• [EXERCISE GOAL]: The line containing "const omegaLabels = ['−π+ω', 'π−ω'];" marks the end: extract everything from the first line of the data through that line, exactly, with no pictures.

• [RAW DATA]:
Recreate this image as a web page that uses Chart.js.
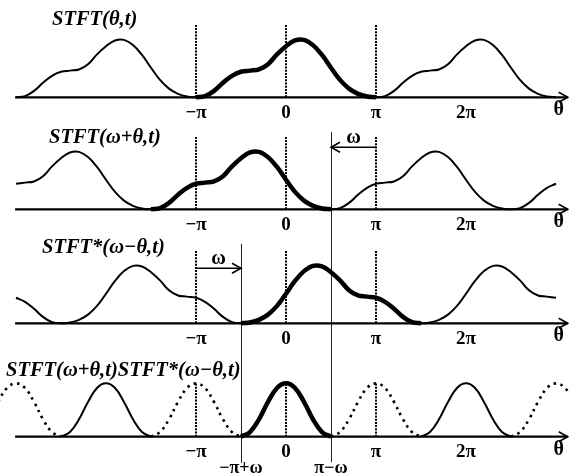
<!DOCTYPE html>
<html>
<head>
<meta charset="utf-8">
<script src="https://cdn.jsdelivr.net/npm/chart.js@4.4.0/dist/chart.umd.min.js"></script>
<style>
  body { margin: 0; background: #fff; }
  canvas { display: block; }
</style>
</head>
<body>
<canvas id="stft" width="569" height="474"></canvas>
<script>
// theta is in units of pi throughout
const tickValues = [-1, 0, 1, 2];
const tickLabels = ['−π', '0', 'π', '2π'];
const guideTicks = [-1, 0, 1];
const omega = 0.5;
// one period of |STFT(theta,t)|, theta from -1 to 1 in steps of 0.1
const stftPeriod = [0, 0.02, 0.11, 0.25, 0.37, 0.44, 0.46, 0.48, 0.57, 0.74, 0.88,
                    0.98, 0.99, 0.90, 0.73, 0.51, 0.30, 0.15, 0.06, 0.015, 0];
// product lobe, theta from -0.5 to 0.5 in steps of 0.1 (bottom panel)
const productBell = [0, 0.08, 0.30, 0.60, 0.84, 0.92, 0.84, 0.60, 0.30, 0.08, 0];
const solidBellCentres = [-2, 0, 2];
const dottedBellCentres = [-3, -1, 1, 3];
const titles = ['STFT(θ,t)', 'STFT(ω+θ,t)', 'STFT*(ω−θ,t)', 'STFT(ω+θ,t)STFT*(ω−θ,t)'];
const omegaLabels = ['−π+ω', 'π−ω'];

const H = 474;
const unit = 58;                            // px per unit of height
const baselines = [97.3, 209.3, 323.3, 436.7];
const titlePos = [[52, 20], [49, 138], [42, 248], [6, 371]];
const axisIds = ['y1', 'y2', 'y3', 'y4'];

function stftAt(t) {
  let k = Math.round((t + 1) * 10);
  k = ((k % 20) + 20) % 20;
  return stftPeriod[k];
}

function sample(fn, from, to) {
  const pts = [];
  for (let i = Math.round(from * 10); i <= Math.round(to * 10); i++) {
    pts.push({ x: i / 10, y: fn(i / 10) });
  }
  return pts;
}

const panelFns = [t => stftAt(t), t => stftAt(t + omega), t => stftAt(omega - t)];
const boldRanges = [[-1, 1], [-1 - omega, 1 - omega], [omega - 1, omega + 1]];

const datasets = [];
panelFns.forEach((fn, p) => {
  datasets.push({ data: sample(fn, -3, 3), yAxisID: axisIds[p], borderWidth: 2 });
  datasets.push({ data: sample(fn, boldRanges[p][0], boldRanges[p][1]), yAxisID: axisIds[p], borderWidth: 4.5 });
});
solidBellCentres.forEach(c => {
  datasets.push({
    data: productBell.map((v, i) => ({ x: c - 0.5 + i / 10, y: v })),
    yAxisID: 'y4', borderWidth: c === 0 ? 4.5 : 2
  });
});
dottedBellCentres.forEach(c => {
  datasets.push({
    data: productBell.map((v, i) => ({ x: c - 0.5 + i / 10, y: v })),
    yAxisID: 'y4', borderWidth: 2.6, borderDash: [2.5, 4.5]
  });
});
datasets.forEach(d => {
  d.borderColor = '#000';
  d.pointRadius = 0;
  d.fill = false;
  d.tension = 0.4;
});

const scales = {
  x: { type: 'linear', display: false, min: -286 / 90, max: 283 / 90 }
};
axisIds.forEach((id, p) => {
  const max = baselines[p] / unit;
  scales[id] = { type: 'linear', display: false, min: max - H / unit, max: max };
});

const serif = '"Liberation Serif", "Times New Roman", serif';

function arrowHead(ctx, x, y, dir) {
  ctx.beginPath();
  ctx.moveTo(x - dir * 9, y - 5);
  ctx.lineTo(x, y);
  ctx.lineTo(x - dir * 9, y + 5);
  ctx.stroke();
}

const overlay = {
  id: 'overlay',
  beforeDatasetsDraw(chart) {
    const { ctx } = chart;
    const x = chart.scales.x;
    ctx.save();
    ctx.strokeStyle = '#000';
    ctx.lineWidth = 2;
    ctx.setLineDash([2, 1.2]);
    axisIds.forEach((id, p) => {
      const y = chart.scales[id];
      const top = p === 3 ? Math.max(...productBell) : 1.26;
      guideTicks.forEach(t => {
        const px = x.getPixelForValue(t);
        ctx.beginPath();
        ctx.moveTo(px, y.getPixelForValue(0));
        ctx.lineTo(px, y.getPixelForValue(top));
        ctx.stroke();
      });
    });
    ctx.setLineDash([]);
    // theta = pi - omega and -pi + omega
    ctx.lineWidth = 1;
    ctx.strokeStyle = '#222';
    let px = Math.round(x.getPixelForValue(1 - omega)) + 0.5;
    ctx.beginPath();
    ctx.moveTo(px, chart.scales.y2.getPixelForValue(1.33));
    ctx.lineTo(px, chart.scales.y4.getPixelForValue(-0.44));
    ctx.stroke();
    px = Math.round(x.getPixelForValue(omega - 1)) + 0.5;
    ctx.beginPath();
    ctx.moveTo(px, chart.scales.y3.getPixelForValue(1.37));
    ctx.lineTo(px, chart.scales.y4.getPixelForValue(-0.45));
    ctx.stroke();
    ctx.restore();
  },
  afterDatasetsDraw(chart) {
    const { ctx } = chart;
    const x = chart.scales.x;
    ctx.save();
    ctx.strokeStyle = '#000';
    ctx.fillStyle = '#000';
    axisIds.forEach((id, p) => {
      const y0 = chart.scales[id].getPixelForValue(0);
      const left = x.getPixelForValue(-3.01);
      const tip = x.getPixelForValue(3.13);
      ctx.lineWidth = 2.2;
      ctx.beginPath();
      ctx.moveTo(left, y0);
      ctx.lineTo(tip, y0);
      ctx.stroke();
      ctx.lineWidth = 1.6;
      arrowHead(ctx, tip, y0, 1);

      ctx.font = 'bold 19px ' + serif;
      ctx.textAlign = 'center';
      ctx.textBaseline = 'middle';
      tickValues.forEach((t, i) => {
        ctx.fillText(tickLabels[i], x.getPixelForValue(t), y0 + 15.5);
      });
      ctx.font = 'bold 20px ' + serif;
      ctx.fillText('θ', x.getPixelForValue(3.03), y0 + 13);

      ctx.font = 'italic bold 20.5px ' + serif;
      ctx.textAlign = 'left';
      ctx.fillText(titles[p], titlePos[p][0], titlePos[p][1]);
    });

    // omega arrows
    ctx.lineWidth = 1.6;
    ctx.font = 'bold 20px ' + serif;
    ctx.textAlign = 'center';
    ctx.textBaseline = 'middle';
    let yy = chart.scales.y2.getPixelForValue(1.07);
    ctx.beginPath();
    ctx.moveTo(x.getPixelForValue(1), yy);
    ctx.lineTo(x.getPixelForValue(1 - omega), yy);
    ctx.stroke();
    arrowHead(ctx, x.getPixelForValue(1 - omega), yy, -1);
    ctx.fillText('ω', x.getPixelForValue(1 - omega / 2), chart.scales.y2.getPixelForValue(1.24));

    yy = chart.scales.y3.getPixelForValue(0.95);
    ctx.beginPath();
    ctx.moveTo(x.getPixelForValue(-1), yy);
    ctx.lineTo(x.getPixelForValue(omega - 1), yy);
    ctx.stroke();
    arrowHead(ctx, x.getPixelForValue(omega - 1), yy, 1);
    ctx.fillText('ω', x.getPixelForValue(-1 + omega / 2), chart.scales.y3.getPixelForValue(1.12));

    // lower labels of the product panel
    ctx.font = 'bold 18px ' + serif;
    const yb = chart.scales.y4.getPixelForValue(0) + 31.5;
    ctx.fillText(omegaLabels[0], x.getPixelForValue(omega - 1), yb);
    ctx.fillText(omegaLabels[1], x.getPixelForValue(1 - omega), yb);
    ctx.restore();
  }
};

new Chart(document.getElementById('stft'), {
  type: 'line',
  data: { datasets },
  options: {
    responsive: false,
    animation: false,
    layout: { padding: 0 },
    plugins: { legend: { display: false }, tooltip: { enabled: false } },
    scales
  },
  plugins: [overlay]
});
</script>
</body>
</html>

• [EXERCISE RESULT]:
Recreate this image as a web page that uses Chart.js.
<!DOCTYPE html>
<html>
<head>
<meta charset="utf-8">
<script src="https://cdn.jsdelivr.net/npm/chart.js@4.4.0/dist/chart.umd.min.js"></script>
<style>
  body { margin: 0; background: #fff; }
  canvas { display: block; }
</style>
</head>
<body>
<canvas id="stft" width="569" height="474"></canvas>
<script>
// theta is in units of pi throughout
const tickValues = [-1, 0, 1, 2];
const tickLabels = ['−π', '0', 'π', '2π'];
const guideTicks = [-1, 0, 1];
const omega = 0.5;
// one period of |STFT(theta,t)|, theta from -1 to 1 in steps of 0.1
const stftPeriod = [0, 0.02, 0.11, 0.25, 0.37, 0.44, 0.46, 0.48, 0.57, 0.74, 0.88,
                    0.98, 0.99, 0.90, 0.73, 0.51, 0.30, 0.15, 0.06, 0.015, 0];
// product lobe, theta from -0.5 to 0.5 in steps of 0.1 (bottom panel)
const productBell = [0, 0.08, 0.30, 0.60, 0.84, 0.92, 0.84, 0.60, 0.30, 0.08, 0];
const solidBellCentres = [-2, 0, 2];
const dottedBellCentres = [-3, -1, 1, 3];
const titles = ['STFT(θ,t)', 'STFT(ω+θ,t)', 'STFT*(ω−θ,t)', 'STFT(ω+θ,t)STFT*(ω−θ,t)'];
const omegaLabels = ['−π+ω', 'π−ω'];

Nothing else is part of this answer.